** start of COLLECTED DATA **

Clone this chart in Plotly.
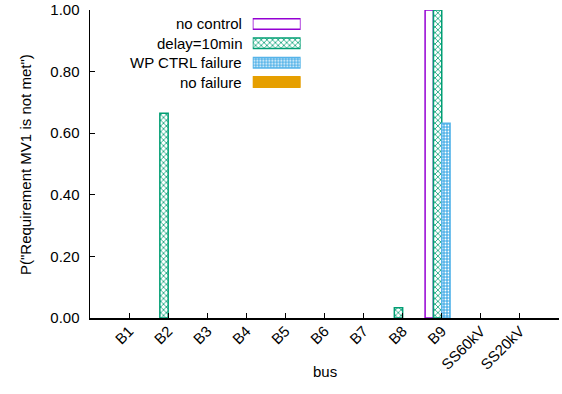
import plotly.graph_objects as go

# ---- data ----
buses = ["B1", "B2", "B3", "B4", "B5", "B6", "B7", "B8", "B9", "SS60kV", "SS20kV"]
no_control = [0, 0, 0, 0, 0, 0, 0, 0, 1.0, 0, 0]
delay_10min = [0, 0.665, 0, 0, 0, 0, 0, 0.033, 1.0, 0, 0]
wp_ctrl_failure = [0, 0, 0, 0, 0, 0, 0, 0, 0.632, 0, 0]
no_failure = [0, 0, 0, 0, 0, 0, 0, 0, 0, 0, 0]
series_names = ["no control", "delay=10min", "WP CTRL failure", "no failure"]
y_ticks = [0.0, 0.2, 0.4, 0.6, 0.8, 1.0]
y_tick_labels = ["0.00", "0.20", "0.40", "0.60", "0.80", "1.00"]
x_title = "bus"
y_title = 'P("Requirement MV1 is not met")'

# ---- styles ----
FONT = "Liberation Sans, Arial, Helvetica, sans-serif"
purple = "#9400d3"
green = "#009e73"
blue = "#56b4e9"
orange = "#e69f00"
BW = 0.213  # bar width in category units

styles = [
    dict(marker=dict(color="white", line=dict(color=purple, width=1.5))),
    dict(marker=dict(color="white", line=dict(color=green, width=1.5),
                     pattern=dict(shape="x", fgcolor=green, bgcolor="white",
                                  size=4, solidity=0.35, fillmode="replace"))),
    dict(marker=dict(color=blue, line=dict(color=blue, width=1.5),
                     pattern=dict(shape=".", fgcolor="white", bgcolor=blue,
                                  size=3, solidity=0.3, fillmode="replace"))),
    dict(marker=dict(color=orange, line=dict(color=orange, width=1.5))),
]

series_values = [no_control, delay_10min, wp_ctrl_failure, no_failure]

fig = go.Figure()
for i, (name, vals, st) in enumerate(zip(series_names, series_values, styles)):
    # zero-height bars are invisible in the reference (no stroke drawn)
    shown = [v if v > 0 else None for v in vals]
    fig.add_trace(go.Bar(
        x=buses, y=shown, name=name, width=BW, offset=(i - 2) * BW,
        showlegend=False, hoverinfo="skip", **st,
    ))

# ---- custom gnuplot-like legend (text, then swatch) ----
legend_rows = list(range(len(series_names)))
for i, (name, st) in enumerate(zip(series_names, styles)):
    fig.add_trace(go.Bar(
        x=[1], y=[legend_rows[i]], orientation="h", width=0.54,
        xaxis="x2", yaxis="y2", showlegend=False, hoverinfo="skip", **st,
    ))
    fig.add_annotation(
        x=0, y=legend_rows[i], xref="x2", yref="y2", text=name,
        xanchor="right", yanchor="middle", xshift=-9, showarrow=False,
        font=dict(family=FONT, size=15, color="black"),
    )

# axis titles as annotations for precise placement
fig.add_annotation(x=0.5, y=-0.175, xref="paper", yref="paper", text=x_title,
                   showarrow=False, xanchor="center", yanchor="middle",
                   font=dict(family=FONT, size=15, color="black"))
fig.add_annotation(x=-0.1386, y=0.5, xref="paper", yref="paper", text=y_title,
                   showarrow=False, xanchor="center", yanchor="middle",
                   textangle=-90, font=dict(family=FONT, size=15, color="black"))

fig.update_layout(
    width=562, height=394,
    margin=dict(l=90, r=3, t=10, b=76),
    paper_bgcolor="white", plot_bgcolor="white",
    barmode="overlay",
    font=dict(family=FONT, size=15, color="black"),
    xaxis=dict(
        type="category", categoryorder="array", categoryarray=buses,
        range=[-1, 11], showline=True, linecolor="black", linewidth=1.5,
        ticks="inside", ticklen=5, tickcolor="black", tickwidth=1,
        tickangle=-45, showgrid=False, zeroline=False, automargin=False,
        ticklabelstandoff=-3, ticklabeloverflow="allow", tickfont=dict(size=15),
    ),
    yaxis=dict(
        range=[0, 1], tickvals=y_ticks, ticktext=y_tick_labels,
        showline=True, linecolor="black", linewidth=1.5,
        ticks="inside", ticklen=5, tickcolor="black", tickwidth=1,
        showgrid=False, zeroline=False, ticklabelstandoff=6, automargin=False,
        ticklabeloverflow="allow", tickfont=dict(size=15),
    ),
    xaxis2=dict(domain=[0.347, 0.449], range=[0, 1], anchor="y2",
                visible=False, fixedrange=True),
    yaxis2=dict(domain=[0.7347, 0.986], range=[3.5, -0.5], anchor="x2",
                visible=False, fixedrange=True),
)

# remove the page's default 8px body margin so the figure fills the window
fig.write_html("out.html",
               config={"displayModeBar": False, "staticPlot": True},
               post_script="document.body.style.margin='0';"
                           "document.body.style.overflow='hidden';")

** end of COLLECTED DATA **

Write out the full set of lines verbatim, without the pictures.

*FINAL RESULT*
Clone this chart in Plotly.
import plotly.graph_objects as go

# ---- data ----
buses = ["B1", "B2", "B3", "B4", "B5", "B6", "B7", "B8", "B9", "SS60kV", "SS20kV"]
no_control = [0, 0, 0, 0, 0, 0, 0, 0, 1.0, 0, 0]
delay_10min = [0, 0.665, 0, 0, 0, 0, 0, 0.033, 1.0, 0, 0]
wp_ctrl_failure = [0, 0, 0, 0, 0, 0, 0, 0, 0.632, 0, 0]
no_failure = [0, 0, 0, 0, 0, 0, 0, 0, 0, 0, 0]
series_names = ["no control", "delay=10min", "WP CTRL failure", "no failure"]
y_ticks = [0.0, 0.2, 0.4, 0.6, 0.8, 1.0]
y_tick_labels = ["0.00", "0.20", "0.40", "0.60", "0.80", "1.00"]
x_title = "bus"
y_title = 'P("Requirement MV1 is not met")'

# ---- styles ----
FONT = "Liberation Sans, Arial, Helvetica, sans-serif"
purple = "#9400d3"
green = "#009e73"
blue = "#56b4e9"
orange = "#e69f00"
BW = 0.213  # bar width in category units

styles = [
    dict(marker=dict(color="white", line=dict(color=purple, width=1.5))),
    dict(marker=dict(color="white", line=dict(color=green, width=1.5),
                     pattern=dict(shape="x", fgcolor=green, bgcolor="white",
                                  size=4, solidity=0.35, fillmode="replace"))),
    dict(marker=dict(color=blue, line=dict(color=blue, width=1.5),
                     pattern=dict(shape=".", fgcolor="white", bgcolor=blue,
                                  size=3, solidity=0.3, fillmode="replace"))),
    dict(marker=dict(color=orange, line=dict(color=orange, width=1.5))),
]

series_values = [no_control, delay_10min, wp_ctrl_failure, no_failure]

fig = go.Figure()
for i, (name, vals, st) in enumerate(zip(series_names, series_values, styles)):
    # zero-height bars are invisible in the reference (no stroke drawn)
    shown = [v if v > 0 else None for v in vals]
    fig.add_trace(go.Bar(
        x=buses, y=shown, name=name, width=BW, offset=(i - 2) * BW,
        showlegend=False, hoverinfo="skip", **st,
    ))

# ---- custom gnuplot-like legend (text, then swatch) ----
legend_rows = list(range(len(series_names)))
for i, (name, st) in enumerate(zip(series_names, styles)):
    fig.add_trace(go.Bar(
        x=[1], y=[legend_rows[i]], orientation="h", width=0.54,
        xaxis="x2", yaxis="y2", showlegend=False, hoverinfo="skip", **st,
    ))
    fig.add_annotation(
        x=0, y=legend_rows[i], xref="x2", yref="y2", text=name,
        xanchor="right", yanchor="middle", xshift=-9, showarrow=False,
        font=dict(family=FONT, size=15, color="black"),
    )

# axis titles as annotations for precise placement
fig.add_annotation(x=0.5, y=-0.175, xref="paper", yref="paper", text=x_title,
                   showarrow=False, xanchor="center", yanchor="middle",
                   font=dict(family=FONT, size=15, color="black"))
fig.add_annotation(x=-0.1386, y=0.5, xref="paper", yref="paper", text=y_title,
                   showarrow=False, xanchor="center", yanchor="middle",
                   textangle=-90, font=dict(family=FONT, size=15, color="black"))

fig.update_layout(
    width=562, height=394,
    margin=dict(l=90, r=3, t=10, b=76),
    paper_bgcolor="white", plot_bgcolor="white",
    barmode="overlay",
    font=dict(family=FONT, size=15, color="black"),
    xaxis=dict(
        type="category", categoryorder="array", categoryarray=buses,
        range=[-1, 11], showline=True, linecolor="black", linewidth=1.5,
        ticks="inside", ticklen=5, tickcolor="black", tickwidth=1,
        tickangle=-45, showgrid=False, zeroline=False, automargin=False,
        ticklabelstandoff=-3, ticklabeloverflow="allow", tickfont=dict(size=15),
    ),
    yaxis=dict(
        range=[0, 1], tickvals=y_ticks, ticktext=y_tick_labels,
        showline=True, linecolor="black", linewidth=1.5,
        ticks="inside", ticklen=5, tickcolor="black", tickwidth=1,
        showgrid=False, zeroline=False, ticklabelstandoff=6, automargin=False,
        ticklabeloverflow="allow", tickfont=dict(size=15),
    ),
    xaxis2=dict(domain=[0.347, 0.449], range=[0, 1], anchor="y2",
                visible=False, fixedrange=True),
    yaxis2=dict(domain=[0.7347, 0.986], range=[3.5, -0.5], anchor="x2",
                visible=False, fixedrange=True),
)

# remove the page's default 8px body margin so the figure fills the window
fig.write_html("out.html",
               config={"displayModeBar": False, "staticPlot": True},
               post_script="document.body.style.margin='0';"
                           "document.body.style.overflow='hidden';")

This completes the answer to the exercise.